Стук колес поезда и мелькающий пейзаж за окном действуют успокаивающе. Дорога всегда заботится об идущем, и мое сердце она пеленает и укутывает теплом.
Я смотрю в окно, где заснеженные деревья постепенно сменяются осенней моросью и слякотью. Моя память возвращает меня в точку невозврата, в момент, определивший всю дальнейшую жизнь.
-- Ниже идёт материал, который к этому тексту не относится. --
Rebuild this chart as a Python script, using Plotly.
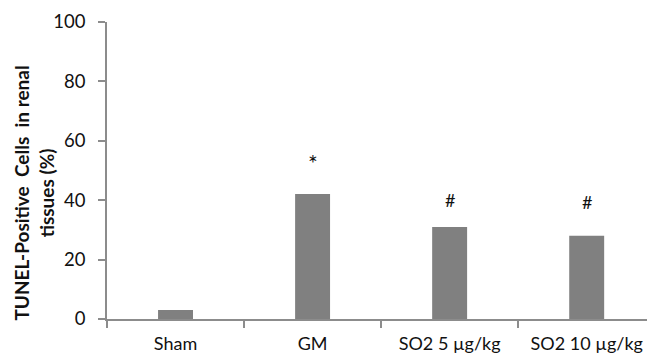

Осень 2012 года, двадцатидвухлетняя я, студентка 6-го курса медицинского университета, впервые переступаю порог детского онкологического отделения. Нашу группу проводят в палаты к детям, знакомят, дают возможность поговорить. Меня поражает не их внешний вид – бело-серая кожа с синяками под глазами, отсутствие волос, худоба, – то, что так часто впечатляет людей. Меня потрясает выражение их глаз, глубокомысленность слов. Передо мной – маленькие дети, пережившие столько боли, сколько некоторым не выпадает за всю жизнь. Прошедшие множество испытаний, не сломивших их, а сделавших преждевременно повзрослевшими.
Выходя из каждой палаты, мы наконец слышим вердикт от врача: «Остеогенная саркома, 4-я стадия – шансов нет», «рецидив нейробластомы – шансов нет». Иногда звучит что-то оптимистичное: «Саркома Юинга, 2-я стадия, 14 курсов химиотерапии, операция – есть надежда». Останавливаемся у входа в одну из палат.
– Сюда лучше не входить. Ребенку 5 лет, генерализованный рецидив ретинобластомы, ужасные боли. Девочка уходящая.
Здесь я впервые почувствовала странный холод, сжимающий мое сердце. И тут я поняла. Это было дыхание смерти. Я осознала это именно в тот момент, хоть мы и встречались уже с ней раньше. Но здесь все было иначе – смерть ждала. Стояла рядом с нами, под этой самой дверью, куда нам нельзя было входить. Заглядывала своими пустыми глазницами мне в глаза и усмехалась. Она знала, что ее время почти пришло.
Я вышла оттуда другим человеком. Земля уходила из-под ног, а я словно пробудилась от долгого сна. Картина привычного мира стала трескаться и крошиться, как зеркало после удара. Эти осколки продолжают сыпаться мне на лицо, не давая возможности забыть. Не давая возможности уйти, жить другой жизнью, не видеть. У меня больше нет на это права.
Мое подсознание подкидывает следующий слайд. Вот мне 23, и я в реанимационном зале, а за спиной – семнадцатилетняя девочка с опухолью мозга в терминальном состоянии. Аппарат дышит за нее, трубки пронизывают весь организм, и уже не первый день она не приходит в себя. Я пристально вглядываюсь в ее распухшее, искаженное болезнью и лечением лицо, пытаясь его запомнить и прочесть – какими были ее мечты? Успела ли она пережить те самые волшебные моменты, которые делают жизнь неповторимой? Что происходит с ее сознанием сейчас? Слышит ли она что-нибудь? Видит ли сны? А может быть, память подбрасывает ей обрывки воспоминаний, которые уже не вернуть? Но на ее лице я вижу только ту самую «маску смерти», которую в будущем научусь распознавать безошибочно. Я поворачиваюсь к окну, и мелкие капли, стучащие по стеклу, с издевкой напоминают, что реанимационные залы, подобные этому, держат место для каждого из нас. Я в Зазеркалье. Вижу людей за окном, бегущих по своим делам, торопящихся что-то там успеть. Мы же с этим ребенком – по другую сторону зеркала, невидимые миром. Я специальный гость, приглашенный прокатиться с ней на лодке до царства Аида. И тут я поняла – в смерти никогда не бывает ничего романтического. Она как мерзкий зловонный монстр, который питается жизнью и смакует каждый проглоченный кусок. Та девочка умрет следующим утром, и, конечно же, я вместе с ней.
Я вздрагиваю и просыпаюсь от скрипа останавливающегося поезда. За окном заснеженные деревья и поля. Дорога обычно бережет меня от таких воспоминаний, но, видимо, не сегодня. Люди любят подводить итоги. Похоже, это мой итог.